> [SUPPLIED RECORDS]:
==============================
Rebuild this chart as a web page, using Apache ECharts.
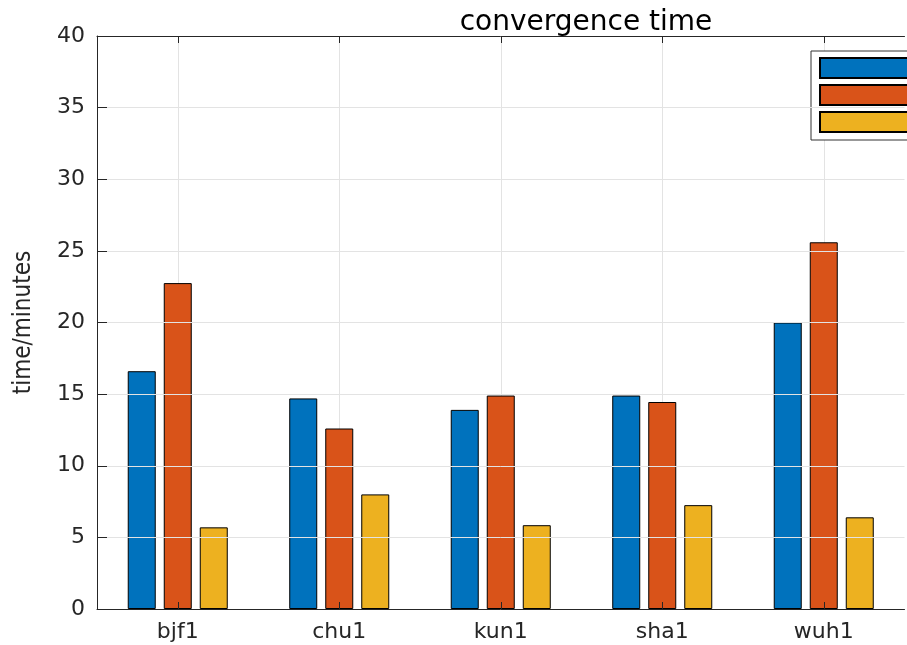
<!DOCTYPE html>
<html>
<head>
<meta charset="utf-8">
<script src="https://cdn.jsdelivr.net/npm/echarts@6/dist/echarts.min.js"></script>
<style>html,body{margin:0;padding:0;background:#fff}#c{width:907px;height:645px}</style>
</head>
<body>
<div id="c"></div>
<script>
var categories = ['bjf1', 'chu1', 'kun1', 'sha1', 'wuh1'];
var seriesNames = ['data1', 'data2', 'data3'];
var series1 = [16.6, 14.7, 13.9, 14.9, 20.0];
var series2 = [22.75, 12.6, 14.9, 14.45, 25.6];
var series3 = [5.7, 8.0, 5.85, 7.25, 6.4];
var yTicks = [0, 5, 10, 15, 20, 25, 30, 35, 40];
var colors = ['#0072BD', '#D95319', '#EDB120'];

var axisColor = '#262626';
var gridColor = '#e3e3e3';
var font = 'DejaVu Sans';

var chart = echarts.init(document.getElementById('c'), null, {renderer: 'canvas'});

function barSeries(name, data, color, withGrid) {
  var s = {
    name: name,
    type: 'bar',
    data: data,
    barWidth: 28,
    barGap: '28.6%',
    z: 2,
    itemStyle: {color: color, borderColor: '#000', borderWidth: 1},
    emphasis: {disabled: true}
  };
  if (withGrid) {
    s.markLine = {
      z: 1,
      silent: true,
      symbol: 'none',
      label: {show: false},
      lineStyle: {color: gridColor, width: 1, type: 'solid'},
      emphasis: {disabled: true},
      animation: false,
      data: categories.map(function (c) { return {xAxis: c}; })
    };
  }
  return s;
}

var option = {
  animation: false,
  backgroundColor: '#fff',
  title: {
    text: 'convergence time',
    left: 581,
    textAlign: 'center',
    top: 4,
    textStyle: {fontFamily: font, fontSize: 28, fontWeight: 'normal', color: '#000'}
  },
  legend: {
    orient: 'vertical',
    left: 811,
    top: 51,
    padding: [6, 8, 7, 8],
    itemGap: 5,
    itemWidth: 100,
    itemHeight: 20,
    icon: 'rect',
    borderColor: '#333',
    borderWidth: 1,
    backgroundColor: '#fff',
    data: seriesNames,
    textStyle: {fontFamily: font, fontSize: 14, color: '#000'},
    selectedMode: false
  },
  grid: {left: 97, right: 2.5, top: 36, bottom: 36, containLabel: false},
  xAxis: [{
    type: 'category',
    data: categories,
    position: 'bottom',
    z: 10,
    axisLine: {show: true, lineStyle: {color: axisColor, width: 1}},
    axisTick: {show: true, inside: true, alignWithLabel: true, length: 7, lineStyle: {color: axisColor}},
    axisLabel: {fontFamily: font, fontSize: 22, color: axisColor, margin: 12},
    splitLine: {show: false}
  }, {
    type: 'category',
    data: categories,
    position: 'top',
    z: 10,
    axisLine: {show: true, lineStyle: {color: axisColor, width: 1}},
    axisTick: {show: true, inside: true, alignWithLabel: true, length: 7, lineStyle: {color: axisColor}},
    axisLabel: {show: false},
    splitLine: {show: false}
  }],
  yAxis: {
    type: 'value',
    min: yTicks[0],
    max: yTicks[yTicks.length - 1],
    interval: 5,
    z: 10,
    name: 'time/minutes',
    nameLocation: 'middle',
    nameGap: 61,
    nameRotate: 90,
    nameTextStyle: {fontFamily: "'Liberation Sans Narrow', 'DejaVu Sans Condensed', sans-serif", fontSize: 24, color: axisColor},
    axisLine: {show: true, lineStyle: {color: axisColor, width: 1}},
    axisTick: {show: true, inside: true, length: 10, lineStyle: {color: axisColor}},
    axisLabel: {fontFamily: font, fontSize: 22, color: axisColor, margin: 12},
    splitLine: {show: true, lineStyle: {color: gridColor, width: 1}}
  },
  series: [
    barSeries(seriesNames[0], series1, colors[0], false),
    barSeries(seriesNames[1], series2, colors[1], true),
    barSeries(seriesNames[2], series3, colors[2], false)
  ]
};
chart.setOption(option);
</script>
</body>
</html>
==============================
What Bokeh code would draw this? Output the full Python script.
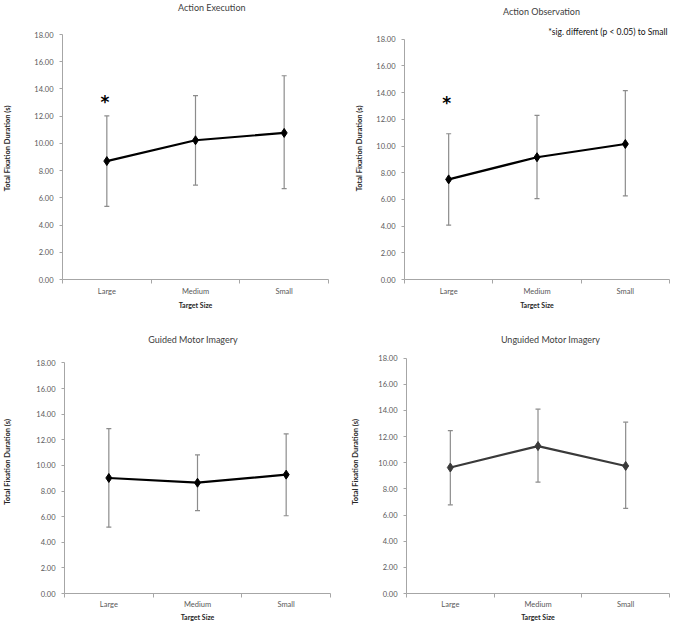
==============================
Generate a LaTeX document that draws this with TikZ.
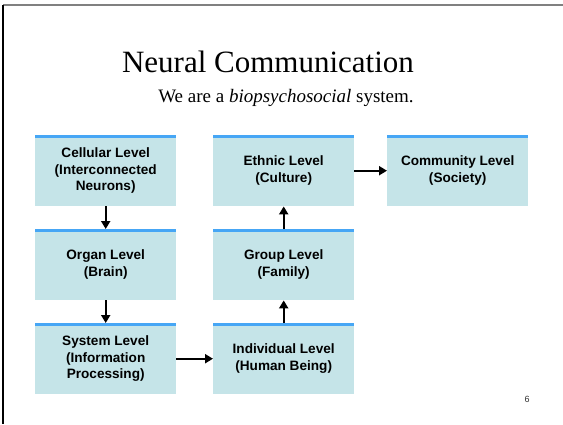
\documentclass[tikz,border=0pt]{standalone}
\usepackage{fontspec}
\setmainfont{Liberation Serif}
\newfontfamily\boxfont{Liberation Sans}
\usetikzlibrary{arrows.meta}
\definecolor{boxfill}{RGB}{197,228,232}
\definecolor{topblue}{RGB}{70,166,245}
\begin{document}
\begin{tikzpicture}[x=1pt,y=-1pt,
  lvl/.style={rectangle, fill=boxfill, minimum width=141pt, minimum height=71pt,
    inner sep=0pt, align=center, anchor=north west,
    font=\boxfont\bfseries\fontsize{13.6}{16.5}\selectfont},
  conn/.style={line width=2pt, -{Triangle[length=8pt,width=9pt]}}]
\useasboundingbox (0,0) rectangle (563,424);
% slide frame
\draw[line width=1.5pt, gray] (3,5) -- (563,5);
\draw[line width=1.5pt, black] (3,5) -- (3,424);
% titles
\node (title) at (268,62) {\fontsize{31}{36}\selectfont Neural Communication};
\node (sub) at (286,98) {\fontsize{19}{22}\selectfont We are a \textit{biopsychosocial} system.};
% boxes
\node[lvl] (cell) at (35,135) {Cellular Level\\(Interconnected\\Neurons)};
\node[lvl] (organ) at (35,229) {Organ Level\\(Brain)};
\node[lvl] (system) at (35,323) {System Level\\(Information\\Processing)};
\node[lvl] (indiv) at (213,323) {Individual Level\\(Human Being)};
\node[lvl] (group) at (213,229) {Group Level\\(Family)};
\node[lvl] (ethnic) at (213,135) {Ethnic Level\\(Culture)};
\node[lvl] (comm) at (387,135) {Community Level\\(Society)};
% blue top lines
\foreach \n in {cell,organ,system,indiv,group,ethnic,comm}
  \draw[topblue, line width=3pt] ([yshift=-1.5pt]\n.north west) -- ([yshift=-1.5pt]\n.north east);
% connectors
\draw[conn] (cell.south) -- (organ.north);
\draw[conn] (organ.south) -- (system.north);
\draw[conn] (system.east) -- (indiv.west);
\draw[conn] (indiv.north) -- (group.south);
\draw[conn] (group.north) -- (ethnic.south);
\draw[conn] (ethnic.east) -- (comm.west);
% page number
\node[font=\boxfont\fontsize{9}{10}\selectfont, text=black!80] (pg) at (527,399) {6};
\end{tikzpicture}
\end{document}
==============================
> [TASK]: Read through the lines above and collect those that contain the string "script".

> [FINAL RESULT]:
<script src="https://cdn.jsdelivr.net/npm/echarts@6/dist/echarts.min.js"></script>
<script>
</script>
What Bokeh code would draw this? Output the full Python script.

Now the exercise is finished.